A Câmara dos Deputados aprovou nesta quarta-feira (5) o regime de urgência para o projeto de lei que susta os efeitos da Resolução nº 2/2024 do Conselho Nacional dos Direitos da Criança e do Adolescente (Conanda). Com isso, o texto pode ser votado diretamente no plenário sem passar por comissões, e parlamentares da base conservadora já articulam sua aprovação ainda nesta quarta. O placar foi de 313 votos a favor, 119 contrários e uma abstenção.
A resolução em debate trata do atendimento de crianças e adolescentes vítimas de violência sexual, garantindo a elas o direito à informação sobre a possibilidade de interrupção da gravidez nos casos previstos em lei — como estupro, risco de morte à gestante ou anencefalia fetal — e determina que o aborto legal pode ser realizado sem a obrigatoriedade de boletim de ocorrência ou autorização judicial. Um dos trechos mais contestados diz que recusar atendimento com base na descrença no relato da vítima pode configurar conduta discriminatória, mesmo quando houver objeção de consciência.

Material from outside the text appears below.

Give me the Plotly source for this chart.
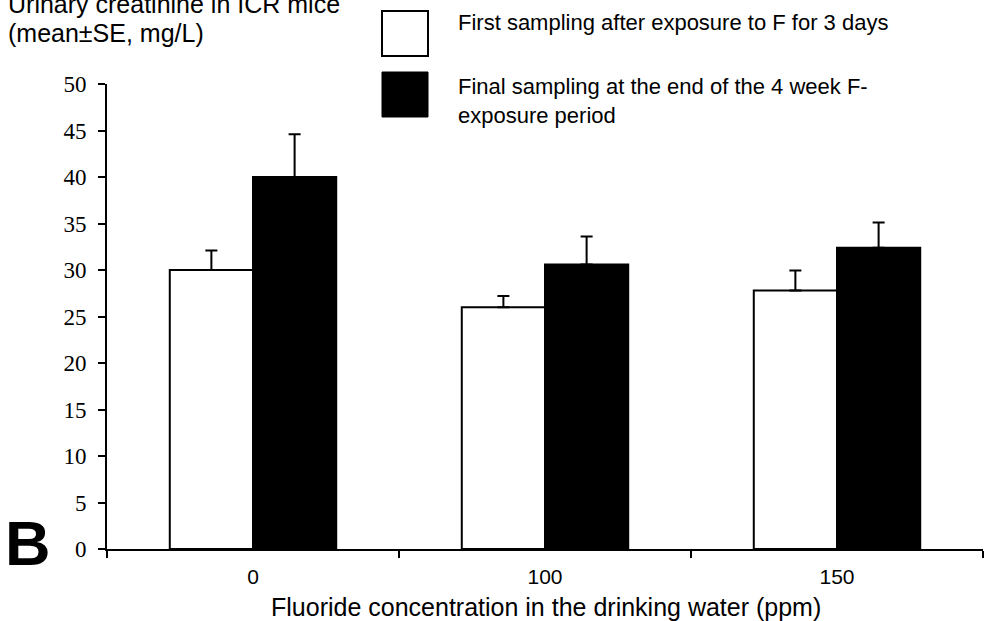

O projeto que tenta anular a norma foi apresentado pela deputada Chris Tonietto (PL-RJ), com forte apoio da bancada cristã, que reúne parlamentares das frentes evangélica e católica. Tonietto argumenta que a resolução trata como direito algo que, em sua avaliação, “não existe”, e que a medida desrespeita princípios constitucionais e religiosos. O relator da proposta, deputado Luiz Gastão (PSD-CE), presidente da Frente Parlamentar Católica, afirmou que a norma "protege o estuprador" ao permitir o aborto sem o registro formal da denúncia. Ele também alega que a resolução “extrapola os limites legais” e “afronta o direito de acesso do nascituro ao Poder Judiciário”.
Parlamentares de oposição e da base do governo reagiram com críticas à urgência da proposta, classificando-a como retrocesso no atendimento de meninas vítimas de estupro. Para a deputada Maria do Rosário (PT-RS), a tentativa de sustar a resolução é uma “proposta cruel contra crianças” e ignora a realidade de vítimas que, em muitos casos, sequer têm condições de formalizar uma denúncia.
Já o presidente da Frente Parlamentar Evangélica, deputado Eli Borges (PL-TO), defendeu a proposta dizendo que “se a mãe não quer, arrume um jeito de adotar, mas nunca assassinar a criança no ventre da mãe”, reforçando a posição da bancada contra o aborto mesmo nos casos legalmente previstos.
Se aprovado no plenário da Câmara e, depois, no Senado, o projeto tornará sem efeito a resolução do Conanda, o que poderá limitar ainda mais o acesso de meninas e adolescentes vítimas de violência sexual ao aborto legal. O debate expõe o embate cada vez mais acirrado entre os direitos reprodutivos, garantidos em lei, e a agenda moral de parte significativa do Congresso Nacional.